### Written task:
Pictures aside, write out every record exactly as it appears.
Begin Input
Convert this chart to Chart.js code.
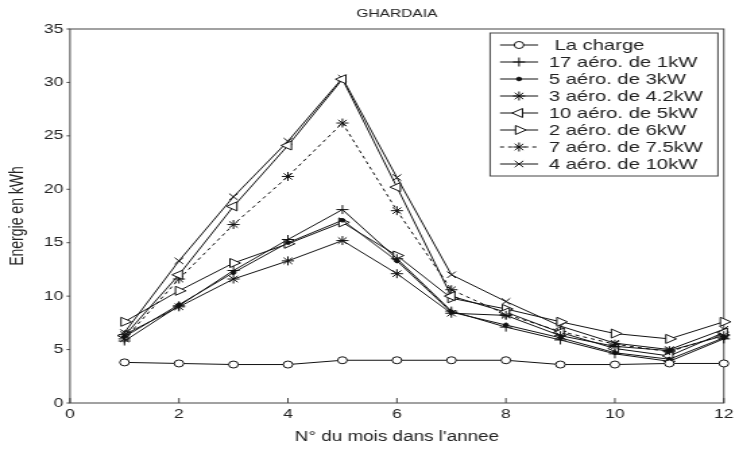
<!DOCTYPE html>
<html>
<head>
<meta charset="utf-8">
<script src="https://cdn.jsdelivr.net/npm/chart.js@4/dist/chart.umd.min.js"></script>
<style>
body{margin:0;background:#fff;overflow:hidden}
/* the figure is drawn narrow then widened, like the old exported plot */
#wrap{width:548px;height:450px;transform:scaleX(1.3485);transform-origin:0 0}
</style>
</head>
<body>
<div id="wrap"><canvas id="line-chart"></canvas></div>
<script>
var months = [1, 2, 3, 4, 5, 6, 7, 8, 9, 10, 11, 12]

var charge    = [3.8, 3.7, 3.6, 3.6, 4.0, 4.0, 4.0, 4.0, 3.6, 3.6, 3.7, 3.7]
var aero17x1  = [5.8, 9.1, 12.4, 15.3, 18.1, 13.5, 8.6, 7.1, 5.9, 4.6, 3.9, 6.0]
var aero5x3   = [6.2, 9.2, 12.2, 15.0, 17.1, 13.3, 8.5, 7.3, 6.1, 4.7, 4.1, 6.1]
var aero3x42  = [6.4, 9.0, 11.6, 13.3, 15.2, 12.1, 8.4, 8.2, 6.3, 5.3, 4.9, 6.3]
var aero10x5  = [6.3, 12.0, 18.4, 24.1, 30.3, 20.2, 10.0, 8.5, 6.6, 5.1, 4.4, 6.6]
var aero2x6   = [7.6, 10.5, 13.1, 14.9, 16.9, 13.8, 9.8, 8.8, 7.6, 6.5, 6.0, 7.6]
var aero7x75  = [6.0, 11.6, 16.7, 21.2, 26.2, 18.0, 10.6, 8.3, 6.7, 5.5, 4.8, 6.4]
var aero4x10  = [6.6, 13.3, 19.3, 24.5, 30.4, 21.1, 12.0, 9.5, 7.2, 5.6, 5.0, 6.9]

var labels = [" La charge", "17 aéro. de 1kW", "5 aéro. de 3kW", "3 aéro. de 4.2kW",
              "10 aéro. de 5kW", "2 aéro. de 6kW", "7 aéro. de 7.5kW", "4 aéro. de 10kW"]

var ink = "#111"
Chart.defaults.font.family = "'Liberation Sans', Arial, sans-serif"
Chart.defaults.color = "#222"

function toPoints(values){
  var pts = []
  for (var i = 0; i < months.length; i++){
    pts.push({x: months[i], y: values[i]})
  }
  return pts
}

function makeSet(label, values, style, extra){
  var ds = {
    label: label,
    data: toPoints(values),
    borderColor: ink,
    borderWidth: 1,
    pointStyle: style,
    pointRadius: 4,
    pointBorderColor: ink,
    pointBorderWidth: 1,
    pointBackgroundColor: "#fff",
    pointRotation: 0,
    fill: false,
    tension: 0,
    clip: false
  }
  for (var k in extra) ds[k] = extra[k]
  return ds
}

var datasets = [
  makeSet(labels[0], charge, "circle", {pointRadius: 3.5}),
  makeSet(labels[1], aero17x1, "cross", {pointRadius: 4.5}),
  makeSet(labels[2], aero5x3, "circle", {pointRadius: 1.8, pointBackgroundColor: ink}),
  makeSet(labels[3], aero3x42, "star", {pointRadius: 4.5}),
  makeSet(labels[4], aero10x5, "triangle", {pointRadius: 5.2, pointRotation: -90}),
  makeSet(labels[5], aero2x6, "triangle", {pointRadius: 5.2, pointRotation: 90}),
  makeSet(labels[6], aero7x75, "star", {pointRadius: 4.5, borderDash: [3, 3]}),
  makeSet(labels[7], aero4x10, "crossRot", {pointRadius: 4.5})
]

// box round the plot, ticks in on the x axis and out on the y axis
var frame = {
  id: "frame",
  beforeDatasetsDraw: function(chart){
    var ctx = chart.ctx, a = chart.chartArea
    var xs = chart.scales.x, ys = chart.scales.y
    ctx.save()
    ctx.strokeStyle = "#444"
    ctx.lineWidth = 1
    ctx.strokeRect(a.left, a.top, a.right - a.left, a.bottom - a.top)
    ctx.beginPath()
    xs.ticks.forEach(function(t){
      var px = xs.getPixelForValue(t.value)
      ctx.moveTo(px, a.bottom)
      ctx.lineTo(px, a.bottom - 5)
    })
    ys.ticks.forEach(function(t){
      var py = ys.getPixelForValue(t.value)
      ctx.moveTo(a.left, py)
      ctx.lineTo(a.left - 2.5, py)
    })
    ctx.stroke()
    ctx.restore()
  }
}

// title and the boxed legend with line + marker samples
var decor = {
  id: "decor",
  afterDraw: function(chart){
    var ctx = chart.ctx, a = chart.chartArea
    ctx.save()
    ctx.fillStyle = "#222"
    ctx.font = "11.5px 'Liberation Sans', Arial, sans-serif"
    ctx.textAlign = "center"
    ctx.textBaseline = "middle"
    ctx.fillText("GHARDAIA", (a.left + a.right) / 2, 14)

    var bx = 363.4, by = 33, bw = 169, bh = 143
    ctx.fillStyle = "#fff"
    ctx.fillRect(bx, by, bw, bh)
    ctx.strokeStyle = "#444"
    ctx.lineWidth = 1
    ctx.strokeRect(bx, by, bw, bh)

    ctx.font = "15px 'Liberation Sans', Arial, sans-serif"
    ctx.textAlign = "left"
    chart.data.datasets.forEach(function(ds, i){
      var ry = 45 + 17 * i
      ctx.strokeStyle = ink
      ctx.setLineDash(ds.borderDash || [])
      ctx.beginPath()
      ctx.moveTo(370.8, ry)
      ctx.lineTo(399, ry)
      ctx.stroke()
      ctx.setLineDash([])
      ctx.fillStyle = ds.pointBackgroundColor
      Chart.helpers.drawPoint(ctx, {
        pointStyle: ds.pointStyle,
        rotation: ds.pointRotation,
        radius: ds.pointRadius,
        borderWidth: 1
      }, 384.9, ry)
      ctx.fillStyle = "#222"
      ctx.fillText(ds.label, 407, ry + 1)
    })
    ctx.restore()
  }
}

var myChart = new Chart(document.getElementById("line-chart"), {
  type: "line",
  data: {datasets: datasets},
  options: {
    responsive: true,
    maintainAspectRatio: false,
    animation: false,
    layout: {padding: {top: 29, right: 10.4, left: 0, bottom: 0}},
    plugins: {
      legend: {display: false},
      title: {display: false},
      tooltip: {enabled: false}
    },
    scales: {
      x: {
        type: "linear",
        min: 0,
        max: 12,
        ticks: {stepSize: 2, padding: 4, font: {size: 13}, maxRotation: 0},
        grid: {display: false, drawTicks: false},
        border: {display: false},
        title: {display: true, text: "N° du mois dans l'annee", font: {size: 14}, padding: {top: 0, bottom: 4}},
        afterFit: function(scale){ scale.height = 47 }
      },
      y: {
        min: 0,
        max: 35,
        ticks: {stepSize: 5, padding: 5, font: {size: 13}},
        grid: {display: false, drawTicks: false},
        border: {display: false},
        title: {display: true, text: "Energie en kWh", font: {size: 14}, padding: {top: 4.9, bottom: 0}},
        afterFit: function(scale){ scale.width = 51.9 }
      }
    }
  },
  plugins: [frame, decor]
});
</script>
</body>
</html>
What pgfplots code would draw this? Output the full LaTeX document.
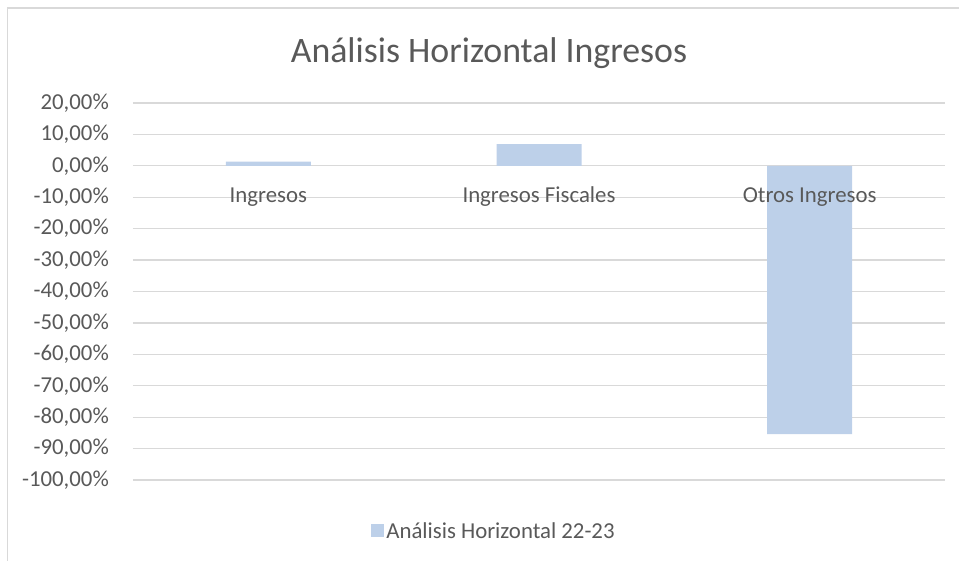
End Input
### Solved exercise:
Convert this chart to Chart.js code.
<!DOCTYPE html>
<html>
<head>
<meta charset="utf-8">
<script src="https://cdn.jsdelivr.net/npm/chart.js@4/dist/chart.umd.min.js"></script>
<style>
body{margin:0;background:#fff;overflow:hidden}
/* the figure is drawn narrow then widened, like the old exported plot */
#wrap{width:548px;height:450px;transform:scaleX(1.3485);transform-origin:0 0}
</style>
</head>
<body>
<div id="wrap"><canvas id="line-chart"></canvas></div>
<script>
var months = [1, 2, 3, 4, 5, 6, 7, 8, 9, 10, 11, 12]

var charge    = [3.8, 3.7, 3.6, 3.6, 4.0, 4.0, 4.0, 4.0, 3.6, 3.6, 3.7, 3.7]
var aero17x1  = [5.8, 9.1, 12.4, 15.3, 18.1, 13.5, 8.6, 7.1, 5.9, 4.6, 3.9, 6.0]
var aero5x3   = [6.2, 9.2, 12.2, 15.0, 17.1, 13.3, 8.5, 7.3, 6.1, 4.7, 4.1, 6.1]
var aero3x42  = [6.4, 9.0, 11.6, 13.3, 15.2, 12.1, 8.4, 8.2, 6.3, 5.3, 4.9, 6.3]
var aero10x5  = [6.3, 12.0, 18.4, 24.1, 30.3, 20.2, 10.0, 8.5, 6.6, 5.1, 4.4, 6.6]
var aero2x6   = [7.6, 10.5, 13.1, 14.9, 16.9, 13.8, 9.8, 8.8, 7.6, 6.5, 6.0, 7.6]
var aero7x75  = [6.0, 11.6, 16.7, 21.2, 26.2, 18.0, 10.6, 8.3, 6.7, 5.5, 4.8, 6.4]
var aero4x10  = [6.6, 13.3, 19.3, 24.5, 30.4, 21.1, 12.0, 9.5, 7.2, 5.6, 5.0, 6.9]

var labels = [" La charge", "17 aéro. de 1kW", "5 aéro. de 3kW", "3 aéro. de 4.2kW",
              "10 aéro. de 5kW", "2 aéro. de 6kW", "7 aéro. de 7.5kW", "4 aéro. de 10kW"]

var ink = "#111"
Chart.defaults.font.family = "'Liberation Sans', Arial, sans-serif"
Chart.defaults.color = "#222"

function toPoints(values){
  var pts = []
  for (var i = 0; i < months.length; i++){
    pts.push({x: months[i], y: values[i]})
  }
  return pts
}

function makeSet(label, values, style, extra){
  var ds = {
    label: label,
    data: toPoints(values),
    borderColor: ink,
    borderWidth: 1,
    pointStyle: style,
    pointRadius: 4,
    pointBorderColor: ink,
    pointBorderWidth: 1,
    pointBackgroundColor: "#fff",
    pointRotation: 0,
    fill: false,
    tension: 0,
    clip: false
  }
  for (var k in extra) ds[k] = extra[k]
  return ds
}

var datasets = [
  makeSet(labels[0], charge, "circle", {pointRadius: 3.5}),
  makeSet(labels[1], aero17x1, "cross", {pointRadius: 4.5}),
  makeSet(labels[2], aero5x3, "circle", {pointRadius: 1.8, pointBackgroundColor: ink}),
  makeSet(labels[3], aero3x42, "star", {pointRadius: 4.5}),
  makeSet(labels[4], aero10x5, "triangle", {pointRadius: 5.2, pointRotation: -90}),
  makeSet(labels[5], aero2x6, "triangle", {pointRadius: 5.2, pointRotation: 90}),
  makeSet(labels[6], aero7x75, "star", {pointRadius: 4.5, borderDash: [3, 3]}),
  makeSet(labels[7], aero4x10, "crossRot", {pointRadius: 4.5})
]

// box round the plot, ticks in on the x axis and out on the y axis
var frame = {
  id: "frame",
  beforeDatasetsDraw: function(chart){
    var ctx = chart.ctx, a = chart.chartArea
    var xs = chart.scales.x, ys = chart.scales.y
    ctx.save()
    ctx.strokeStyle = "#444"
    ctx.lineWidth = 1
    ctx.strokeRect(a.left, a.top, a.right - a.left, a.bottom - a.top)
    ctx.beginPath()
    xs.ticks.forEach(function(t){
      var px = xs.getPixelForValue(t.value)
      ctx.moveTo(px, a.bottom)
      ctx.lineTo(px, a.bottom - 5)
    })
    ys.ticks.forEach(function(t){
      var py = ys.getPixelForValue(t.value)
      ctx.moveTo(a.left, py)
      ctx.lineTo(a.left - 2.5, py)
    })
    ctx.stroke()
    ctx.restore()
  }
}

// title and the boxed legend with line + marker samples
var decor = {
  id: "decor",
  afterDraw: function(chart){
    var ctx = chart.ctx, a = chart.chartArea
    ctx.save()
    ctx.fillStyle = "#222"
    ctx.font = "11.5px 'Liberation Sans', Arial, sans-serif"
    ctx.textAlign = "center"
    ctx.textBaseline = "middle"
    ctx.fillText("GHARDAIA", (a.left + a.right) / 2, 14)

    var bx = 363.4, by = 33, bw = 169, bh = 143
    ctx.fillStyle = "#fff"
    ctx.fillRect(bx, by, bw, bh)
    ctx.strokeStyle = "#444"
    ctx.lineWidth = 1
    ctx.strokeRect(bx, by, bw, bh)

    ctx.font = "15px 'Liberation Sans', Arial, sans-serif"
    ctx.textAlign = "left"
    chart.data.datasets.forEach(function(ds, i){
      var ry = 45 + 17 * i
      ctx.strokeStyle = ink
      ctx.setLineDash(ds.borderDash || [])
      ctx.beginPath()
      ctx.moveTo(370.8, ry)
      ctx.lineTo(399, ry)
      ctx.stroke()
      ctx.setLineDash([])
      ctx.fillStyle = ds.pointBackgroundColor
      Chart.helpers.drawPoint(ctx, {
        pointStyle: ds.pointStyle,
        rotation: ds.pointRotation,
        radius: ds.pointRadius,
        borderWidth: 1
      }, 384.9, ry)
      ctx.fillStyle = "#222"
      ctx.fillText(ds.label, 407, ry + 1)
    })
    ctx.restore()
  }
}

var myChart = new Chart(document.getElementById("line-chart"), {
  type: "line",
  data: {datasets: datasets},
  options: {
    responsive: true,
    maintainAspectRatio: false,
    animation: false,
    layout: {padding: {top: 29, right: 10.4, left: 0, bottom: 0}},
    plugins: {
      legend: {display: false},
      title: {display: false},
      tooltip: {enabled: false}
    },
    scales: {
      x: {
        type: "linear",
        min: 0,
        max: 12,
        ticks: {stepSize: 2, padding: 4, font: {size: 13}, maxRotation: 0},
        grid: {display: false, drawTicks: false},
        border: {display: false},
        title: {display: true, text: "N° du mois dans l'annee", font: {size: 14}, padding: {top: 0, bottom: 4}},
        afterFit: function(scale){ scale.height = 47 }
      },
      y: {
        min: 0,
        max: 35,
        ticks: {stepSize: 5, padding: 5, font: {size: 13}},
        grid: {display: false, drawTicks: false},
        border: {display: false},
        title: {display: true, text: "Energie en kWh", font: {size: 14}, padding: {top: 4.9, bottom: 0}},
        afterFit: function(scale){ scale.width = 51.9 }
      }
    }
  },
  plugins: [frame, decor]
});
</script>
</body>
</html>
What pgfplots code would draw this? Output the full LaTeX document.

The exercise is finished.